**Problem to work on**
Every line that holds "React" should be shown.

**Records supplied**
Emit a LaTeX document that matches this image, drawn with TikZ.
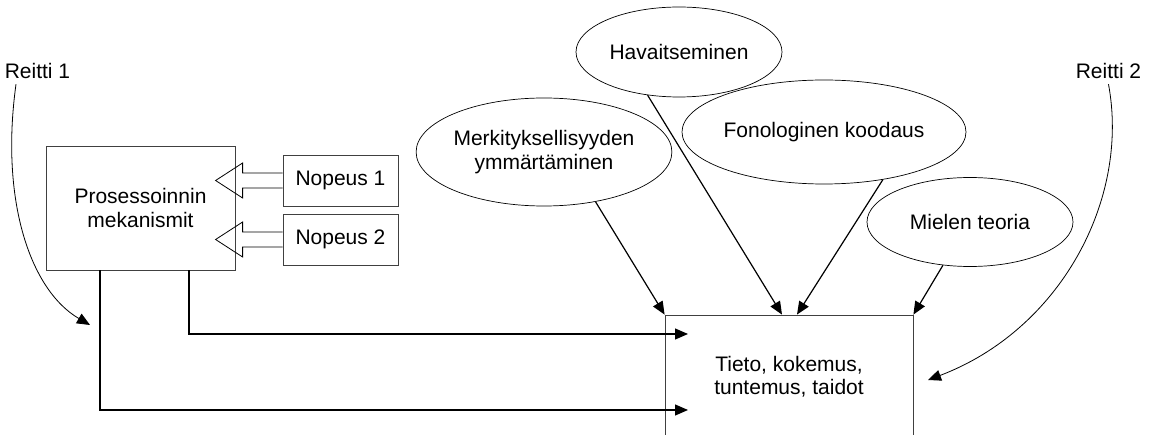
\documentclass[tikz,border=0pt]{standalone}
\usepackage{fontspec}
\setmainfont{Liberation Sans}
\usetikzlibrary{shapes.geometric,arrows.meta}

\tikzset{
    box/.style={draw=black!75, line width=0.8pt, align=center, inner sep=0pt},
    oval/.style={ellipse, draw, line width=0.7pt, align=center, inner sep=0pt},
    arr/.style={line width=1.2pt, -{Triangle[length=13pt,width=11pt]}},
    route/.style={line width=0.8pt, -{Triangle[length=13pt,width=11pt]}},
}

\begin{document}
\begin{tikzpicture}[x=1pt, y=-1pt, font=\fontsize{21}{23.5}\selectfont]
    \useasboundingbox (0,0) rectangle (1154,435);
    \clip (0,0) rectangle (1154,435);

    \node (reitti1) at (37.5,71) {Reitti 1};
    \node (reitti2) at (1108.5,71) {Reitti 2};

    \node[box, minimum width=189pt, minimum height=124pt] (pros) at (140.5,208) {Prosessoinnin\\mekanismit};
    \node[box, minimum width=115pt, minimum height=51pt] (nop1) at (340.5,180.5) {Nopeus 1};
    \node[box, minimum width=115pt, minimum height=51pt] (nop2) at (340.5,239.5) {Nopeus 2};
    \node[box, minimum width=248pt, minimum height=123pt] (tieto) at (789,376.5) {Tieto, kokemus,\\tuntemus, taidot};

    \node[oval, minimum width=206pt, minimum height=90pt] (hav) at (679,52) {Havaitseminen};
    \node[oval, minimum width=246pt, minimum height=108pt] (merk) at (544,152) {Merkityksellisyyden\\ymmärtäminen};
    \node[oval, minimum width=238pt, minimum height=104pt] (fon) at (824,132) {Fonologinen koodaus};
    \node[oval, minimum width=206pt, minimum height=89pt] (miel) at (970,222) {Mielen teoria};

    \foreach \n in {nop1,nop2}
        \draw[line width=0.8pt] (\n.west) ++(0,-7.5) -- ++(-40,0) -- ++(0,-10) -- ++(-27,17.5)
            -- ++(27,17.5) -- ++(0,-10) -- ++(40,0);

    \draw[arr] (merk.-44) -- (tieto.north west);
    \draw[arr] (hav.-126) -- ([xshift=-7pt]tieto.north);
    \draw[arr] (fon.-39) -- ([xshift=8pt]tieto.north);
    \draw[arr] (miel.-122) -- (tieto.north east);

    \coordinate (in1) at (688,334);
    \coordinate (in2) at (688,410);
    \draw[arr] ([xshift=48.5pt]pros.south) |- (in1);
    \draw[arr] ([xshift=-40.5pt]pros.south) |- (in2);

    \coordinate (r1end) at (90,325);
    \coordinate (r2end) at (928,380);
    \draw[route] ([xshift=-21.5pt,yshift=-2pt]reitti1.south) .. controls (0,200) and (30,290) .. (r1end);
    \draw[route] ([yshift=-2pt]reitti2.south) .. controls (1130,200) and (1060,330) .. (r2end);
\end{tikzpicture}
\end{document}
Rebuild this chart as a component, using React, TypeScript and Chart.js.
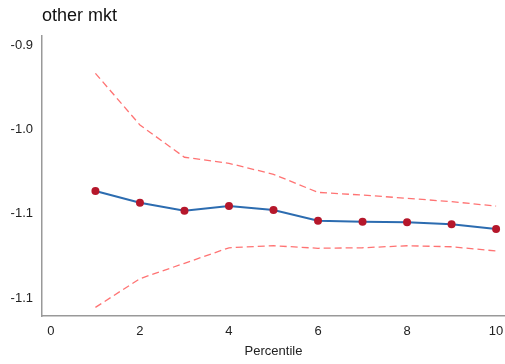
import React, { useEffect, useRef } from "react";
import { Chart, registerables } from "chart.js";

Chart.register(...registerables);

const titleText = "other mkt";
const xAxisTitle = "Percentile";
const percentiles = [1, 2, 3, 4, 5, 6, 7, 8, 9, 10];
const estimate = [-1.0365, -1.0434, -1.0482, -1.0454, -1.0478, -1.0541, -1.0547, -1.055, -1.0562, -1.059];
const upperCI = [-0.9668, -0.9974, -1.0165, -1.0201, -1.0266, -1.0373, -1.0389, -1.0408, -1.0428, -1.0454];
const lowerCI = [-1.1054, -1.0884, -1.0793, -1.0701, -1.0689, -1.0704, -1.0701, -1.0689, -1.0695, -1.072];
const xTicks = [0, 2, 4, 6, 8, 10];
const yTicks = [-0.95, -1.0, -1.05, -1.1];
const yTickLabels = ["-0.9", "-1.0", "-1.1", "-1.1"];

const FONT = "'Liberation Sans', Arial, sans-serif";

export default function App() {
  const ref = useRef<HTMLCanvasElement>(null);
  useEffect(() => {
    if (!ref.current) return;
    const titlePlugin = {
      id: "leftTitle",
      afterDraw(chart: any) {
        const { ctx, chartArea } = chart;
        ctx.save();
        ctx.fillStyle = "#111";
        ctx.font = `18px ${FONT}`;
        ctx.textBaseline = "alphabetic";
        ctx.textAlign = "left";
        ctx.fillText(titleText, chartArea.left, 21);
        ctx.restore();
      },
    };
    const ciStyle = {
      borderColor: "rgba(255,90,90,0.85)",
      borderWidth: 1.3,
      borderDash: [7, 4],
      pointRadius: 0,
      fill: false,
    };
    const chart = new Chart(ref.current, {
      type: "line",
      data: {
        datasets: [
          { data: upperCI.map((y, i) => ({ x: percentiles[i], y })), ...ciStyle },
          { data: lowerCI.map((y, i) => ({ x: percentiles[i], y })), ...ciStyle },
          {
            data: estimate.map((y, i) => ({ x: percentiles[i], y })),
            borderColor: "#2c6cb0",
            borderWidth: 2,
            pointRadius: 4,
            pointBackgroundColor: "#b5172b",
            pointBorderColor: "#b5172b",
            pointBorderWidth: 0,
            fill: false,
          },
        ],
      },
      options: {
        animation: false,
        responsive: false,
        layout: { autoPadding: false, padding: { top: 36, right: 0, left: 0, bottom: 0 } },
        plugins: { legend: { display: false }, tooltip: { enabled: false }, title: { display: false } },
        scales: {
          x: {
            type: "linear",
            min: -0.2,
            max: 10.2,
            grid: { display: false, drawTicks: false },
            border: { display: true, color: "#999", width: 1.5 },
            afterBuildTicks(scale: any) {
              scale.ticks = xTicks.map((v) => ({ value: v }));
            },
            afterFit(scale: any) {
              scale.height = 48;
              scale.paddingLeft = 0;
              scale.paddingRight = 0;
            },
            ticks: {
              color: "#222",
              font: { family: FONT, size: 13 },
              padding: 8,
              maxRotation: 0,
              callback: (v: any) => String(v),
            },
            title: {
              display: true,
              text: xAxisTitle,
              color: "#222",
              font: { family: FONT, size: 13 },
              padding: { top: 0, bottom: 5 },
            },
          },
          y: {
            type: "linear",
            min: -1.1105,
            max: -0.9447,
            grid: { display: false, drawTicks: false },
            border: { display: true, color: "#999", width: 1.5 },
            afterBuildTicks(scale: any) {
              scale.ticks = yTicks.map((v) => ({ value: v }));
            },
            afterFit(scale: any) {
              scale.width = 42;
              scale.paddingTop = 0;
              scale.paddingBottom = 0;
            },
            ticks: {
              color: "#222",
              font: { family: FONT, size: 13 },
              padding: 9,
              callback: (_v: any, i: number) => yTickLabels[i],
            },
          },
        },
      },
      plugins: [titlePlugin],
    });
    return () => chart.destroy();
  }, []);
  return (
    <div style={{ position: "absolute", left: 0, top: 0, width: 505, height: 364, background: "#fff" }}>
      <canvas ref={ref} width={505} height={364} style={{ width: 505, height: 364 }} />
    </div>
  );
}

**Solution to the exercise**
Rebuild this chart as a component, using React, TypeScript and Chart.js.
import React, { useEffect, useRef } from "react";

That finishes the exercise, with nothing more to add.